# [Stated problem]
Give a verbatim copy of the lines below, minus the pictures.
===============
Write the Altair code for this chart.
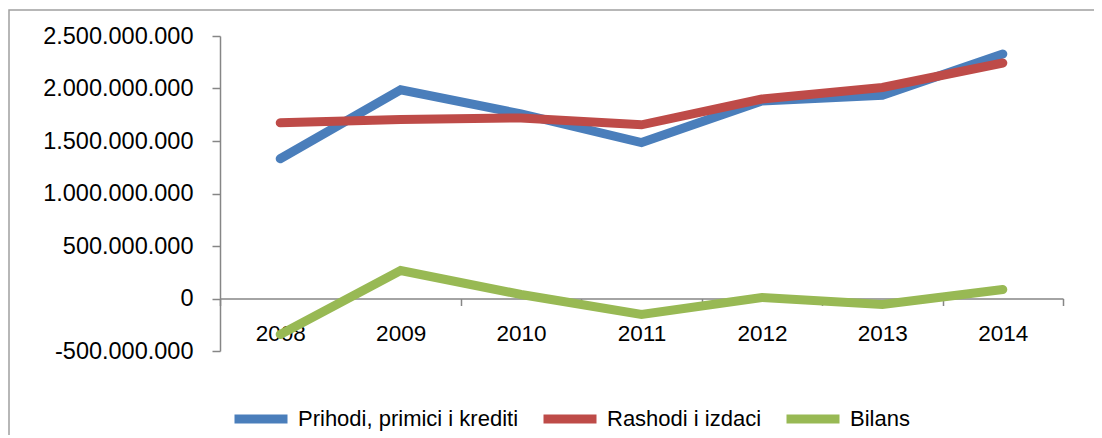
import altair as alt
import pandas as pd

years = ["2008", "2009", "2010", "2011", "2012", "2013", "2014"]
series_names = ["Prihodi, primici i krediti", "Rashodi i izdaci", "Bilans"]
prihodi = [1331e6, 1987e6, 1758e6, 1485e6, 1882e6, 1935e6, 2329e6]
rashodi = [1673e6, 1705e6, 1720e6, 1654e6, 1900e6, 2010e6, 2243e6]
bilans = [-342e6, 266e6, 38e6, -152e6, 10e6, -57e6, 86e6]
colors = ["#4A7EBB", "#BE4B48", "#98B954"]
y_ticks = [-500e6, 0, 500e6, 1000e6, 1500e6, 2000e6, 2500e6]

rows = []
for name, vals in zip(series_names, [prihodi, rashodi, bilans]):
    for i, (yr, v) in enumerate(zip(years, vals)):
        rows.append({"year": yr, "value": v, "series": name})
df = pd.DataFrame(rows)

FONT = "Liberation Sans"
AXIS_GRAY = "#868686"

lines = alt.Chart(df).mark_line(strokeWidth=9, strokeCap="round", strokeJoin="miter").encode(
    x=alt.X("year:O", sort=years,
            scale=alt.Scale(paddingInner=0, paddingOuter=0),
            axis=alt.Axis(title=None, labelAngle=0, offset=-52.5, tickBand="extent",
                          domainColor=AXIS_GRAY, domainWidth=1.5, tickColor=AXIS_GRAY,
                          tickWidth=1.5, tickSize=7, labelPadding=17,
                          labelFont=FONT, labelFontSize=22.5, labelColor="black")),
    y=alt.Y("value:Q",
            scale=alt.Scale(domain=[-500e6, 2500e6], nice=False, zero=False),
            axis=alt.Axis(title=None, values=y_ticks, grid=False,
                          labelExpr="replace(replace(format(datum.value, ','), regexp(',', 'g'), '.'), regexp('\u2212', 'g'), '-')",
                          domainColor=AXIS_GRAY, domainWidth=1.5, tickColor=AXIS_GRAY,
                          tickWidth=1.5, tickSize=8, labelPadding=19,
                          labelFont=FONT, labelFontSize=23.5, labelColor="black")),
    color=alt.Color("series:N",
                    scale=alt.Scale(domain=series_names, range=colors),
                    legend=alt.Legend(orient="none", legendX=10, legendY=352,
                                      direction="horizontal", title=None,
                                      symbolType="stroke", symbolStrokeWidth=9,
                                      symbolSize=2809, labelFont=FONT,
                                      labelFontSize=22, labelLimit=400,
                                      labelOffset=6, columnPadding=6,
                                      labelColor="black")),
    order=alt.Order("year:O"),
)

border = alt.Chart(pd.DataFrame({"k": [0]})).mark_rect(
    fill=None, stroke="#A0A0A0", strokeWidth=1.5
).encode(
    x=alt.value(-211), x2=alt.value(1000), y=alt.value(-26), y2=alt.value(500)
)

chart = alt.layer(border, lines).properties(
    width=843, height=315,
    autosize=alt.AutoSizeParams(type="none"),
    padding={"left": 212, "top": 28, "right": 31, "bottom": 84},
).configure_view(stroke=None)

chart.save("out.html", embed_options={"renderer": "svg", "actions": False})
===============
# [Solution to this exercise]
Write the Altair code for this chart.
import altair as alt
import pandas as pd

years = ["2008", "2009", "2010", "2011", "2012", "2013", "2014"]
series_names = ["Prihodi, primici i krediti", "Rashodi i izdaci", "Bilans"]
prihodi = [1331e6, 1987e6, 1758e6, 1485e6, 1882e6, 1935e6, 2329e6]
rashodi = [1673e6, 1705e6, 1720e6, 1654e6, 1900e6, 2010e6, 2243e6]
bilans = [-342e6, 266e6, 38e6, -152e6, 10e6, -57e6, 86e6]
colors = ["#4A7EBB", "#BE4B48", "#98B954"]
y_ticks = [-500e6, 0, 500e6, 1000e6, 1500e6, 2000e6, 2500e6]

rows = []
for name, vals in zip(series_names, [prihodi, rashodi, bilans]):
    for i, (yr, v) in enumerate(zip(years, vals)):
        rows.append({"year": yr, "value": v, "series": name})
df = pd.DataFrame(rows)

FONT = "Liberation Sans"
AXIS_GRAY = "#868686"

lines = alt.Chart(df).mark_line(strokeWidth=9, strokeCap="round", strokeJoin="miter").encode(
    x=alt.X("year:O", sort=years,
            scale=alt.Scale(paddingInner=0, paddingOuter=0),
            axis=alt.Axis(title=None, labelAngle=0, offset=-52.5, tickBand="extent",
                          domainColor=AXIS_GRAY, domainWidth=1.5, tickColor=AXIS_GRAY,
                          tickWidth=1.5, tickSize=7, labelPadding=17,
                          labelFont=FONT, labelFontSize=22.5, labelColor="black")),
    y=alt.Y("value:Q",
            scale=alt.Scale(domain=[-500e6, 2500e6], nice=False, zero=False),
            axis=alt.Axis(title=None, values=y_ticks, grid=False,
                          labelExpr="replace(replace(format(datum.value, ','), regexp(',', 'g'), '.'), regexp('\u2212', 'g'), '-')",
                          domainColor=AXIS_GRAY, domainWidth=1.5, tickColor=AXIS_GRAY,
                          tickWidth=1.5, tickSize=8, labelPadding=19,
                          labelFont=FONT, labelFontSize=23.5, labelColor="black")),
    color=alt.Color("series:N",
                    scale=alt.Scale(domain=series_names, range=colors),
                    legend=alt.Legend(orient="none", legendX=10, legendY=352,
                                      direction="horizontal", title=None,
                                      symbolType="stroke", symbolStrokeWidth=9,
                                      symbolSize=2809, labelFont=FONT,
                                      labelFontSize=22, labelLimit=400,
                                      labelOffset=6, columnPadding=6,
                                      labelColor="black")),
    order=alt.Order("year:O"),
)

border = alt.Chart(pd.DataFrame({"k": [0]})).mark_rect(
    fill=None, stroke="#A0A0A0", strokeWidth=1.5
).encode(
    x=alt.value(-211), x2=alt.value(1000), y=alt.value(-26), y2=alt.value(500)
)

chart = alt.layer(border, lines).properties(
    width=843, height=315,
    autosize=alt.AutoSizeParams(type="none"),
    padding={"left": 212, "top": 28, "right": 31, "bottom": 84},
).configure_view(stroke=None)

chart.save("out.html", embed_options={"renderer": "svg", "actions": False})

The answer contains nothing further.